People who know my mother also know that she has always loved beautiful things. She has impeccable posture, dresses with timeless elegance, and never leaves home without thoughtfully chosen jewelry, a trait she inherited from my late grandmother. I still remember how she would walk the halls of UST. You always knew she was coming before you saw her because you could hear the click of her heels approaching the nurses’ station. Her students knew her as the doctor who was always “pusturiosa.” She believed in being well put together and often reminded us, “It’s always better to be overdressed than underdressed.” She stood tall, statuesque, and would stand out in any crowd, in any given day.

MAMA IN HER MOST GLAMOROUS SELF

Growing up, I always looked forward to Thursdays when she would pick us up from St. Theresa’s in Gate 3. I remember how everyone admired the pearls, the gold, the diamonds, and the elegance with which she carried herself. As a little girl, I thought the gems she wore were what made her beautiful.

But age has a way of changing what we see.

Today, I barely notice the jewelry anymore. I notice the woman wearing it.

A few days before my grandfather passed, he quietly said something to me that has stayed with me ever since: “Your mom is a gem that cannot be replaced.”

At the time, I don’t think I fully understood what he meant.

Today, I do.

MAMA AND PAPA CELEBRATING WITH ME DURING MY INAUGURATION AT MALACAÑANG

He wasn’t talking about the jewelry she loved. He was talking about her. He saw a woman whose true beauty had very little to do with what she wore and everything to do with who she was—a devoted wife, a loving mother, a faithful daughter of God, and a woman who quietly dedicated her life to caring for others. A woman who raised four daughters despite the demands of a career in medicine. A woman who rarely complained, even when she herself was hurting.

A FAMILY TRIP IN ATHENS, GREECE

Diamonds are formed under immense pressure. Perhaps people are no different. Every trial my mother faced refined her. It deepened her faith, strengthened her character, and made her even more generous with her love.

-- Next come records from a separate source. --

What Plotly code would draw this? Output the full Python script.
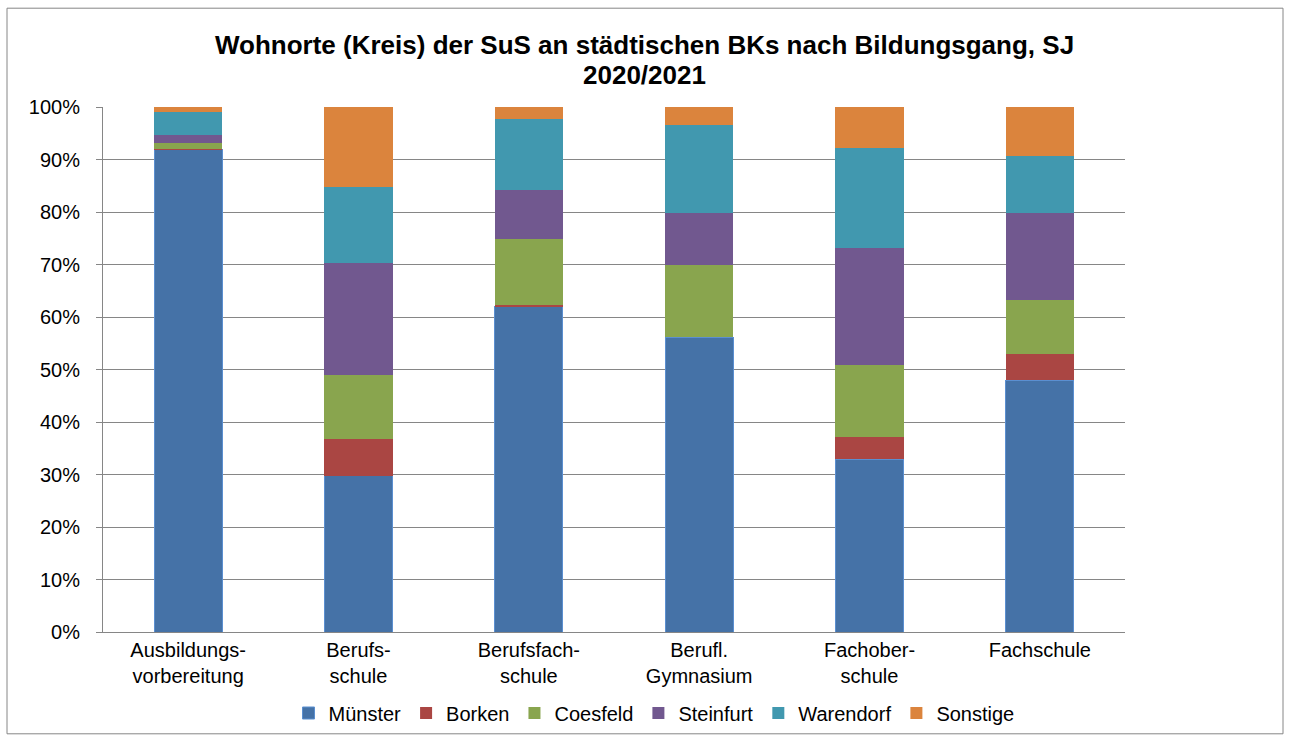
import plotly.graph_objects as go

categories = ["Ausbildungs-<br>vorbereitung", "Berufs-<br>schule", "Berufsfach-<br>schule",
              "Berufl.<br>Gymnasium", "Fachober-<br>schule", "Fachschule"]
muenster = [91.9, 29.8, 62.0, 56.1, 32.9, 48.0]
borken = [0.1, 7.0, 0.2, 0.0, 4.3, 5.0]
coesfeld = [1.1, 12.2, 12.6, 13.9, 13.6, 10.3]
steinfurt = [1.6, 21.3, 9.4, 9.8, 22.3, 16.5]
warendorf = [4.4, 14.4, 13.6, 16.7, 19.0, 10.8]
sonstige = [0.9, 15.3, 2.2, 3.5, 7.9, 9.4]

title_lines = ["Wohnorte (Kreis) der SuS an städtischen BKs nach Bildungsgang, SJ", "2020/2021"]

series = [
    ("Münster", muenster, "#4572A7", "#5B8FD0"),
    ("Borken", borken, "#AA4643", "#AA4643"),
    ("Coesfeld", coesfeld, "#89A54E", "#89A54E"),
    ("Steinfurt", steinfurt, "#71588F", "#71588F"),
    ("Warendorf", warendorf, "#4198AF", "#4198AF"),
    ("Sonstige", sonstige, "#DB843D", "#DB843D"),
]

fig = go.Figure()
for name, vals, col, line in series:
    fig.add_trace(go.Bar(
        x=categories, y=[v / 100 for v in vals], name=name,
        marker=dict(color=col, line=dict(color=line, width=1 if name == "Münster" else 0)),
    ))

W, H = 1291, 743
L, R, T, B = 103, 1125, 107, 633
pw, ph = R - L, B - T

fig.update_layout(
    barmode="stack",
    bargap=0.6,
    width=W, height=H,
    margin=dict(l=L, r=W - R, t=T, b=H - B),
    paper_bgcolor="white", plot_bgcolor="white",
    font=dict(family="Liberation Sans, Arial, sans-serif", size=20, color="black"),
    xaxis=dict(showgrid=False, showline=True, linecolor="#868686", linewidth=1,
               ticks="", tickfont=dict(size=20)),
    yaxis=dict(range=[0, 1], tickformat=".0%", dtick=0.1, showgrid=True,
               gridcolor="#868686", gridwidth=1, showline=True, linecolor="#868686",
               ticks="outside", ticklen=6, tickcolor="#868686", tickfont=dict(size=20),
               ticklabelstandoff=12, zeroline=False),
    legend=dict(orientation="h", x=(654 - L) / pw, xanchor="center",
                y=(B - 713) / ph, yanchor="middle", font=dict(size=20),
                itemwidth=30, traceorder="normal"),
    showlegend=True,
)

for i, (txt, py) in enumerate(zip(title_lines, [45, 75])):
    fig.add_annotation(text="<b>" + txt + "</b>", xref="paper", yref="paper",
                       x=(644 - L) / pw, y=(B - py) / ph, xanchor="center", yanchor="middle",
                       showarrow=False, font=dict(size=26, color="black"))

fig.add_shape(type="rect", xref="paper", yref="paper",
              x0=(7 - L) / pw, x1=(1283 - L) / pw,
              y0=(B - 735) / ph, y1=(B - 8) / ph,
              line=dict(color="#868686", width=1), fillcolor="rgba(0,0,0,0)", layer="below")

fig.write_html("out.html", config={"displayModeBar": False},
               post_script="document.body.style.margin='0px';")
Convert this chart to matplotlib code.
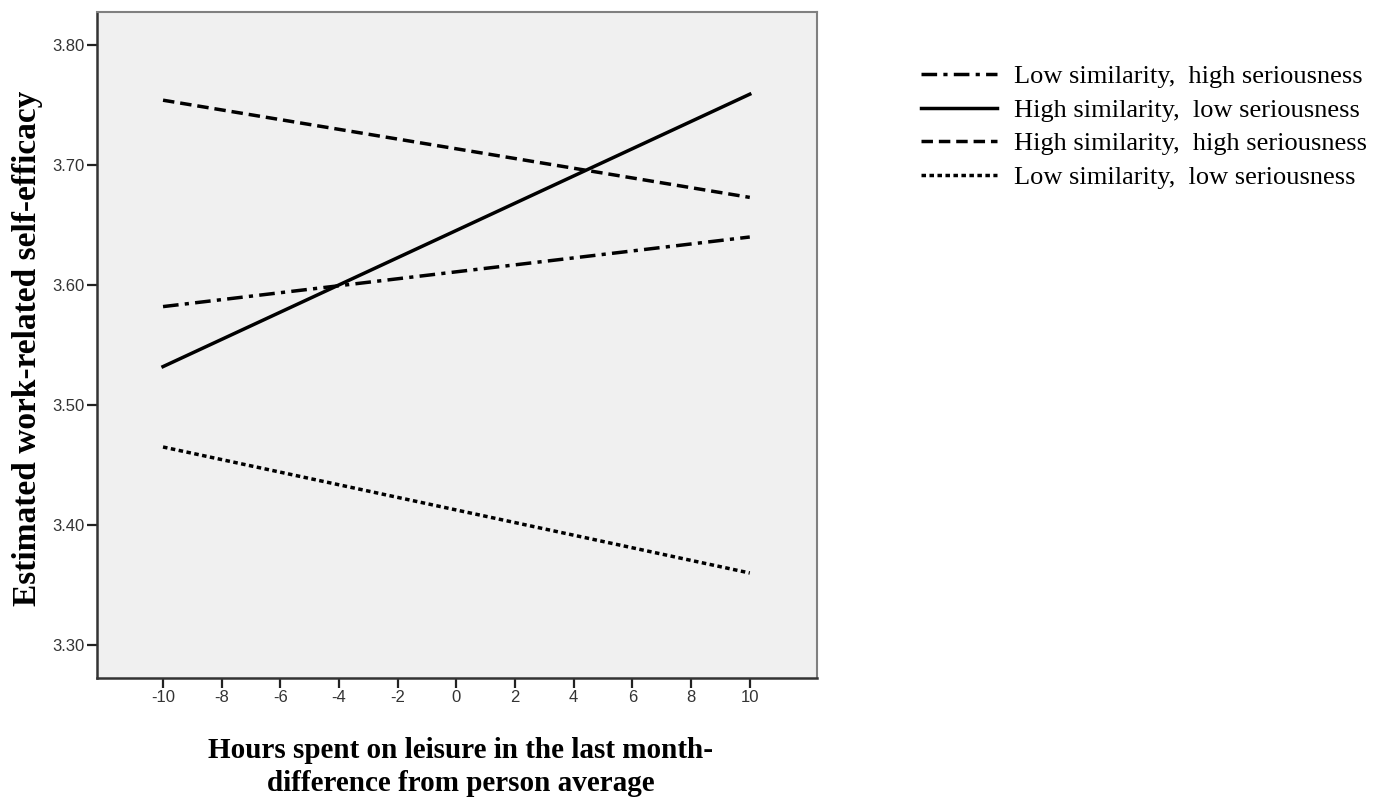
import numpy as np
import matplotlib.pyplot as plt

# Hours on leisure (difference from person average)
hours = [-10, 10]

# estimated self-efficacy at the two ends of each line
low_sim_high_ser = [3.582, 3.640]
high_sim_low_ser = [3.532, 3.759]
high_sim_high_ser = [3.754, 3.673]
low_sim_low_ser = [3.465, 3.360]

labels = ['Low similarity,  high seriousness',
          'High similarity,  low seriousness',
          'High similarity,  high seriousness',
          'Low similarity,  low seriousness']

x_ticks = np.arange(-10, 11, 2)
y_ticks = [3.30, 3.40, 3.50, 3.60, 3.70, 3.80]

fig = plt.figure(figsize=(13.96, 8), dpi=100)
ax = fig.add_axes([0.0695, 0.1525, 0.5155, 0.8325])
ax.set_facecolor('#f0f0f0')

lw = 2.5
l1, = ax.plot(hours, low_sim_high_ser, color='black', lw=lw, dashes=(4.5, 1.8, 1.2, 1.8))
l2, = ax.plot(hours, high_sim_low_ser, color='black', lw=lw, ls='-')
l3, = ax.plot(hours, high_sim_high_ser, color='black', lw=lw, dashes=(3.3, 1.7))
l4, = ax.plot(hours, low_sim_low_ser, color='black', lw=lw, dashes=(1.3, 1.0))

ax.set_xlim(-12.25, 12.28)
ax.set_ylim(3.2725, 3.8275)
ax.set_xticks(x_ticks)
ax.set_xticklabels([str(t) for t in x_ticks])
ax.set_yticks(y_ticks)
ax.set_yticklabels(['%.2f' % t for t in y_ticks])

for side in ['top', 'right']:
    ax.spines[side].set_color('#808080')
    ax.spines[side].set_linewidth(1.5)
for side in ['left', 'bottom']:
    ax.spines[side].set_color('#333333')
    ax.spines[side].set_linewidth(1.8)

ax.tick_params(axis='both', direction='out', length=7, width=1.6, color='#222222',
               labelsize=12, labelcolor='#333333', pad=2)
for lab in ax.get_xticklabels() + ax.get_yticklabels():
    lab.set_family('Liberation Sans')

# axis titles
fig.text(461 / 1396, 1 - 767 / 800,
         'Hours spent on leisure in the last month-\ndifference from person average',
         family='Liberation Serif', fontweight='bold', fontsize=21,
         ha='center', va='center', linespacing=1.3)
fig.text(28 / 1396, 1 - 348 / 800, 'Estimated work-related self-efficacy',
         family='Liberation Serif', fontweight='bold', fontsize=24,
         rotation=90, ha='center', va='center')

fig.legend([l1, l2, l3, l4], labels, loc='upper left', bbox_to_anchor=(0.660, 0.919),
           frameon=False, prop={'family': 'Liberation Serif', 'size': 19},
           handlelength=2.85, handletextpad=0.65, labelspacing=0.38, borderaxespad=0,
           borderpad=0)

fig.savefig('out.png', dpi=100)
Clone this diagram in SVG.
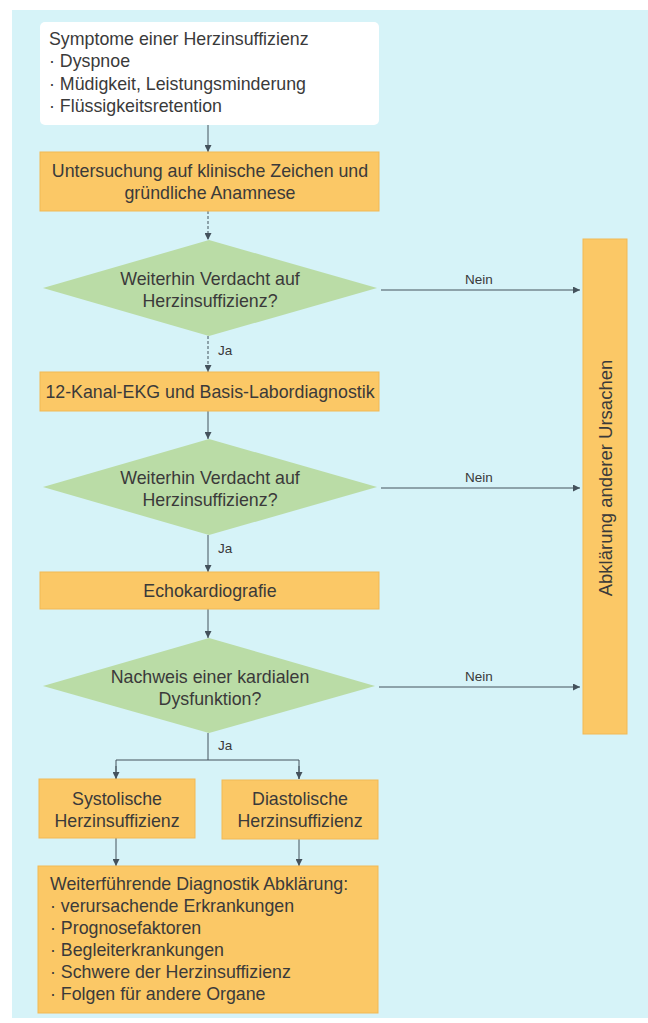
<svg xmlns="http://www.w3.org/2000/svg" width="648" height="1023" viewBox="0 0 648 1023">
<defs>
<marker id="ah" viewBox="0 0 10 10" refX="10" refY="5" markerWidth="7" markerHeight="7" markerUnits="userSpaceOnUse" orient="auto">
<path d="M0 0 L10 5 L0 10 Z" fill="#44525c"/>
</marker>
</defs>
<style>
.t{font-family:"Liberation Sans","DejaVu Sans",sans-serif;font-size:17.8px;fill:#3a3a3a}
.c{text-anchor:middle}
.s{font-size:13.5px}
.v{font-size:18.5px}
.box{fill:#fbc866;stroke:#f2b955;stroke-width:1}
.dia{fill:#badca6}
.ln{stroke:#44525c;stroke-width:1;fill:none}
.dash{stroke-dasharray:3 2}
</style>
<rect x="0" y="0" width="648" height="1023" fill="#ffffff"/>
<rect x="12" y="10" width="636" height="1008" fill="#d6f3f8"/>

<g id="connectors">
<line class="ln" x1="208" y1="125" x2="208" y2="152" marker-end="url(#ah)"/>
<line class="ln dash" x1="208" y1="211" x2="208" y2="240" marker-end="url(#ah)"/>
<line class="ln dash" x1="208" y1="336" x2="208" y2="372" marker-end="url(#ah)"/>
<line class="ln" x1="208" y1="411" x2="208" y2="439" marker-end="url(#ah)"/>
<line class="ln" x1="208" y1="535" x2="208" y2="572" marker-end="url(#ah)"/>
<line class="ln" x1="208" y1="609" x2="208" y2="638" marker-end="url(#ah)"/>
<polyline class="ln" points="208,733 208,760"/>
<polyline class="ln" points="116,779 116,760 299,760 299,779"/>
<line class="ln" x1="116" y1="766" x2="116" y2="779" marker-end="url(#ah)"/>
<line class="ln" x1="299" y1="766" x2="299" y2="779" marker-end="url(#ah)"/>
<line class="ln" x1="116" y1="838" x2="116" y2="866" marker-end="url(#ah)"/>
<line class="ln" x1="299" y1="839" x2="299" y2="866" marker-end="url(#ah)"/>
<line class="ln" x1="381" y1="290" x2="580" y2="290" marker-end="url(#ah)"/>
<line class="ln" x1="381" y1="488" x2="580" y2="488" marker-end="url(#ah)"/>
<line class="ln" x1="379" y1="687" x2="580" y2="687" marker-end="url(#ah)"/>
<text class="t s" x="218" y="355">Ja</text>
<text class="t s" x="218" y="553">Ja</text>
<text class="t s" x="218" y="750">Ja</text>
<text class="t s c" x="479" y="284">Nein</text>
<text class="t s c" x="479" y="482">Nein</text>
<text class="t s c" x="479" y="681">Nein</text>
</g>

<g id="symptome">
<rect x="40" y="22" width="339" height="103" rx="5" fill="#ffffff"/>
<text class="t" x="49" y="45">Symptome einer Herzinsuffizienz</text>
<text class="t" x="49" y="67">· Dyspnoe</text>
<text class="t" x="49" y="90">· Müdigkeit, Leistungsminderung</text>
<text class="t" x="49" y="112">· Flüssigkeitsretention</text>
</g>

<g id="untersuchung">
<rect class="box" x="40" y="152" width="339" height="59"/>
<text class="t c" x="210" y="177">Untersuchung auf klinische Zeichen und</text>
<text class="t c" x="210" y="199">gründliche Anamnese</text>
</g>

<g id="verdacht1">
<path class="dia" d="M43 288 L209 240 L377 288 L209 336 Z"/>
<text class="t c" x="210" y="285">Weiterhin Verdacht auf</text>
<text class="t c" x="210" y="307">Herzinsuffizienz?</text>
</g>

<g id="ekg">
<rect class="box" x="40" y="372" width="339" height="39"/>
<text class="t c" x="210" y="398">12-Kanal-EKG und Basis-Labordiagnostik</text>
</g>

<g id="verdacht2">
<path class="dia" d="M43 487 L209 439 L377 487 L209 535 Z"/>
<text class="t c" x="210" y="484">Weiterhin Verdacht auf</text>
<text class="t c" x="210" y="506">Herzinsuffizienz?</text>
</g>

<g id="echo">
<rect class="box" x="40" y="572" width="339" height="37"/>
<text class="t c" x="210" y="597">Echokardiografie</text>
</g>

<g id="nachweis">
<path class="dia" d="M43 686 L209 638 L375 686 L209 733 Z"/>
<text class="t c" x="210" y="683">Nachweis einer kardialen</text>
<text class="t c" x="210" y="705">Dysfunktion?</text>
</g>

<g id="systolisch">
<rect class="box" x="39" y="779" width="156" height="59"/>
<text class="t c" x="117" y="805">Systolische</text>
<text class="t c" x="117" y="827">Herzinsuffizienz</text>
</g>

<g id="diastolisch">
<rect class="box" x="222" y="780" width="156" height="59"/>
<text class="t c" x="300" y="805">Diastolische</text>
<text class="t c" x="300" y="827">Herzinsuffizienz</text>
</g>

<g id="weiterfuehrend">
<rect class="box" x="38" y="866" width="340" height="147"/>
<text class="t" x="50" y="890">Weiterführende Diagnostik Abklärung:</text>
<text class="t" x="50" y="912">· verursachende Erkrankungen</text>
<text class="t" x="50" y="934">· Prognosefaktoren</text>
<text class="t" x="50" y="956">· Begleiterkrankungen</text>
<text class="t" x="50" y="978">· Schwere der Herzinsuffizienz</text>
<text class="t" x="50" y="1000">· Folgen für andere Organe</text>
</g>

<g id="abklaerung">
<rect class="box" x="583" y="239" width="44" height="495"/>
<text class="t c v" x="0" y="0" transform="translate(612 478) rotate(-90)">Abklärung anderer Ursachen</text>
</g>
</svg>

Like a diamond, she seemed to shine even brighter through every hardship she endured.

CELEBRATION OF MY PARENTS’ 50TH GOLDEN ANNIVERSARY AT THE ORIGINAL CHURCH, MARY THE QUEEN PARISH

Perhaps wisdom is seeing in someone today what the rest of us only come to understand years later. My grandfather saw it first. It simply took me longer to see what he already knew.

Happy seventy-seventh birthday, Mom.

Thank you for teaching us that true beauty is never found in the jewelry we wear, but in the life we live. Thank you for showing us that strength can be gentle, that faith can be quiet, and that the greatest legacy we leave behind is not measured by what we achieve, but by how deeply we love and care for others.

Thank you for holding our family together and teaching us that when life becomes difficult, we always have each other. Thank you for being our center, our model, and the glue that has never allowed us to lose sight of who we are as a family.

THE WHOLE FERNANDEZ FAMILY WITH THE 4 DAUGHTERS AND THEIR PARTNERS WITH THE GRANDCHILDREN
MAMA AND I IN ROME

I have carried your name all my life. I only hope that, in the years to come, I will carry it with even a fraction of the grace, faith, and quiet strength that you have.

Because now I finally understand what Lolo meant.

You truly are a gem that cannot be replaced.

Your daughter,

Cynthia Marie Fernandez-Beltran

3 COMMENTS

  1. Beautiful tribute, Cyndi. A woman for others, truly a gem.